Another way Gilbert could make a tidy sum, and keep his casinos, is to sell the property on which the casinos operate. According to gaming industry analyst Chad Beynon, who was contacted by WCPO in Cincinnati, Gilbert could profit by $1.5 billion by selling the real estate. Real estate investment trusts are increasingly a big part of the gaming industry, including Vici Properties, a spinoff of Caesars Entertainment, which owns many of that company’s properties. Caesars recently acquired two Indiana racinos for $1.7 billion, which will be owned by Vici.

The MGM spinoff REIT, MGM Growth Properties, recently bought the Hard Rock Rocksino Northfield Park, a close neighbor of the Cleveland casino, for $1.06 billion

The Ohio Casino Control Commission said it has not heard about any sale, but a spokesman commented, “Should any of Ohio’s casinos be sold in the future, once an agreement in principal has been reached the affected company will appear before the commission at a public meeting to provide an update. Given the nature of the discussions, however, most of that update will likely take place in an executive session.”

Banyon said Gilbert’s properties are very attractive for Las Vegas-based companies: “Ohio and Michigan are attractive markets,” he said. “There is not additional competition in the near term. They’re very stable or growth markets and they don’t really have any destination property to send your best guest.”

He added, “Ohio’s had one of the best gaming growth rates in the country over the past couple years. It still looks like it’s a growing market, certainly not mature.”

Besides Caesars, other possible buyers include Boyd Gaming, Eldorado Resorts or Churchill Downs Inc.

There is considerable speculation that Gilbert may want to divest himself of his gaming interests so that he could purchase a ballclub such as the Detroit Tigers. Unlike the NBA, Major League Baseball does not allow owners to have any interest in gaming.

However the Tigers may not be for sale. At least that’s the current position of the owners, the Ilitch family who are building the $2.1 billion District Detroit project around Little Caesars Arena, where the Tigers play home games. When asked about the team they confirmed their commitment to “long-term ownership.”

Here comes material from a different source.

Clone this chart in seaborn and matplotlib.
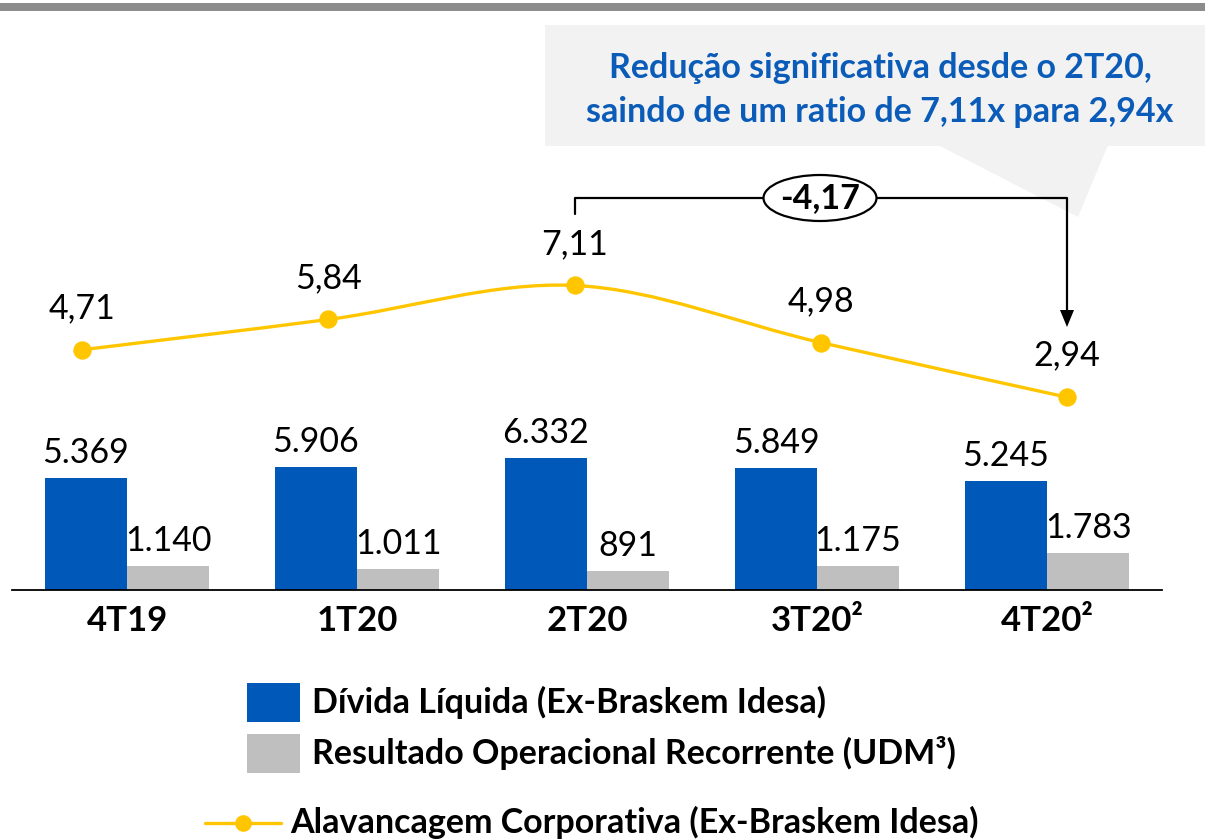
import numpy as np
import pandas as pd
import matplotlib
matplotlib.use("Agg")
import matplotlib.pyplot as plt
import seaborn as sns
from matplotlib.patches import Rectangle, Ellipse, Polygon, PathPatch
from matplotlib.path import Path
from matplotlib.lines import Line2D

# ---------------- data ----------------
categories = ["4T19", "1T20", "2T20", "3T20²", "4T20²"]
divida = [5369, 5906, 6332, 5849, 5245]
resultado = [1140, 1011, 891, 1175, 1783]
alavancagem = [4.71, 5.84, 7.11, 4.98, 2.94]
series_names = ["Dívida Líquida (Ex-Braskem Idesa)",
                "Resultado Operacional Recorrente (UDM³)"]
line_name = "Alavancagem Corporativa (Ex-Braskem Idesa)"
callout_text = "Redução significativa desde o 2T20,\nsaindo de um ratio de 7,11x para 2,94x"
delta_label = "-4,17"

# ---------------- style ----------------
BLUE = "#0058B8"
GRAY = "#BFBFBF"
GOLD = "#FFC600"
TXTBLUE = "#0B5CB8"
W, H = 1205, 839
FS = 24.5

sns.set_theme(style="white")
plt.rcParams['font.family'] = ['Lato', 'DejaVu Sans']

fig = plt.figure(figsize=(W / 100, H / 100), dpi=100)
fig.patch.set_facecolor("white")


def fx(x):
    return x / W


def fy(y):
    return 1 - y / H


def fmt_thousands(v):
    return f"{v:,}".replace(",", ".")


def fmt_dec(v):
    return f"{v:.2f}".replace(".", ",")


# top grey rule
fig.add_artist(Rectangle((0, fy(11)), 1, fy(3) - fy(11), transform=fig.transFigure,
                         facecolor="#8C8C8C", edgecolor="none"))

# callout box with pointer
fig.add_artist(Rectangle((fx(545), fy(146)), fx(1205) - fx(545), fy(25) - fy(146),
                         transform=fig.transFigure, facecolor="#F2F2F2", edgecolor="none"))
fig.add_artist(Polygon([(fx(938), fy(145)), (fx(1108), fy(145)), (fx(1078), fy(217))],
                       closed=True, transform=fig.transFigure, facecolor="#F2F2F2",
                       edgecolor="none"))
fig.text(fx(880), fy(90), callout_text, ha="center", va="center", color=TXTBLUE,
         fontsize=24.5, fontweight="bold", linespacing=1.45)

# ---------------- bars ----------------
ax = fig.add_axes([fx(12), fy(590), fx(1162) - fx(12), fy(0) - fy(590)])
ax.patch.set_alpha(0)
df = pd.DataFrame({
    "cat": categories * 2,
    "val": divida + resultado,
    "serie": [series_names[0]] * len(categories) + [series_names[1]] * len(categories),
})
sns.barplot(data=df, x="cat", y="val", hue="serie", palette=[BLUE, GRAY],
            width=0.714, saturation=1, linewidth=0, legend=False, ax=ax, errorbar=None)
ax.set_xlim(-0.5, 4.5)
ax.set_ylim(0, 590 / 0.02085)
for container, vals in zip(ax.containers, [divida, resultado]):
    for bar, v in zip(container, vals):
        ax.annotate(fmt_thousands(v), (bar.get_x() + bar.get_width() / 2, bar.get_height()),
                    xytext=(0, 18), textcoords="offset points", ha="center", va="center",
                    fontsize=FS, color="black")
ax.set_xlabel("")
ax.set_ylabel("")
ax.set_yticks([])
ax.set_xticks(range(len(categories)))
ax.set_xticklabels(categories, fontsize=25, fontweight="bold", color="black")
ax.tick_params(axis="x", length=0, pad=11)
for s in ["top", "left", "right"]:
    ax.spines[s].set_visible(False)
ax.spines["bottom"].set_color("black")
ax.spines["bottom"].set_linewidth(1.3)

# ---------------- line ----------------
ax2 = fig.add_axes([0, 0, 1, 1])
ax2.patch.set_alpha(0)
ax2.set_axis_off()
xs = np.arange(len(alavancagem), dtype=float)
ys = np.array(alavancagem)

# smooth (Catmull-Rom style) path through the data points
pts = np.column_stack([xs, ys])
ext = np.vstack([pts[0], pts, pts[-1]])
verts = [pts[0]]
codes = [Path.MOVETO]
for i in range(len(pts) - 1):
    p0, p1, p2, p3 = ext[i], ext[i + 1], ext[i + 2], ext[i + 3]
    c1 = p1 + (p2 - p0) / 6
    c2 = p2 - (p3 - p1) / 6
    verts += [c1, c2, p2]
    codes += [Path.CURVE4] * 3
ax2.add_patch(PathPatch(Path(verts, codes), facecolor="none", edgecolor=GOLD, lw=2.4,
                        zorder=2))
sns.scatterplot(x=xs, y=ys, ax=ax2, color=GOLD, s=175, edgecolor=GOLD, linewidth=0,
                zorder=3, legend=False)
for x, y in zip(xs, ys):
    ax2.annotate(fmt_dec(y), (x, y), xytext=(0, 30), textcoords="offset points",
                 ha="center", va="center", fontsize=FS, color="black")
ax2.set_xlim(-82 / 246.25, (W - 82) / 246.25)
ax2.set_ylim(-(H - 476) / 26.8, 476 / 26.8)

# bracket with arrow
i0 = int(np.argmax(ys))
i1 = len(ys) - 1
x0p = 82 + 246.25 * i0
x1p = 82 + 246.25 * i1
bracket = Line2D([fx(x0p), fx(x0p), fx(x1p), fx(x1p)],
                 [fy(214), fy(198), fy(198), fy(312)], transform=fig.transFigure,
                 color="black", lw=1.6, zorder=2)
fig.add_artist(bracket)
fig.add_artist(Polygon([(fx(x1p - 7), fy(310)), (fx(x1p + 7), fy(310)), (fx(x1p), fy(327))],
                       closed=True, transform=fig.transFigure, facecolor="black",
                       edgecolor="none", zorder=2))
fig.add_artist(Ellipse((fx(820), fy(198)), fx(113), 46 / H, transform=fig.transFigure,
                       facecolor="white", edgecolor="black", lw=1.6, zorder=5))
fig.text(fx(820), fy(198), delta_label, ha="center", va="center", fontsize=FS,
         fontweight="bold", color="black", zorder=6)

# ---------------- legend ----------------
fig.add_artist(Rectangle((fx(247), fy(722)), fx(53), 39 / H, transform=fig.transFigure,
                         facecolor=BLUE, edgecolor="none"))
fig.add_artist(Rectangle((fx(247), fy(773)), fx(53), 39 / H, transform=fig.transFigure,
                         facecolor=GRAY, edgecolor="none"))
fig.text(fx(312), fy(702), series_names[0], ha="left", va="center", fontsize=FS,
         fontweight="bold", color="black")
fig.text(fx(312), fy(753), series_names[1], ha="left", va="center", fontsize=FS,
         fontweight="bold", color="black")
fig.add_artist(Line2D([fx(205), fx(281)], [fy(823), fy(823)], transform=fig.transFigure,
                      color=GOLD, lw=2.4))
fig.add_artist(Line2D([fx(243)], [fy(823)], transform=fig.transFigure, color=GOLD,
                      marker="o", markersize=12, markeredgewidth=0))
fig.text(fx(290), fy(822), line_name, ha="left", va="center", fontsize=FS,
         fontweight="bold", color="black")

fig.savefig("out.png", dpi=100, facecolor="white")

The family owns the Little Caesars pizza chain and bought the Tigers in 1992 for $85 million. The family has reaffirmed over the years its interest in keeping the team, although they sometimes show more interested in their hockey team, the Detroit Red Wings, which is technically owned by family matriarch Marian Illitch, who also owns Motor City Casino in Detroit. Forbes recently valued the Tigers at $1.225 billion, although the team lost $46 million last year, although the family has heavily leveraged the team as collateral for various business ventures.

Gilbert’s net worth has been calculated at $7.6 billion by Forbes. In 2004 he unsuccessfully bid on the Milwaukee Brewers.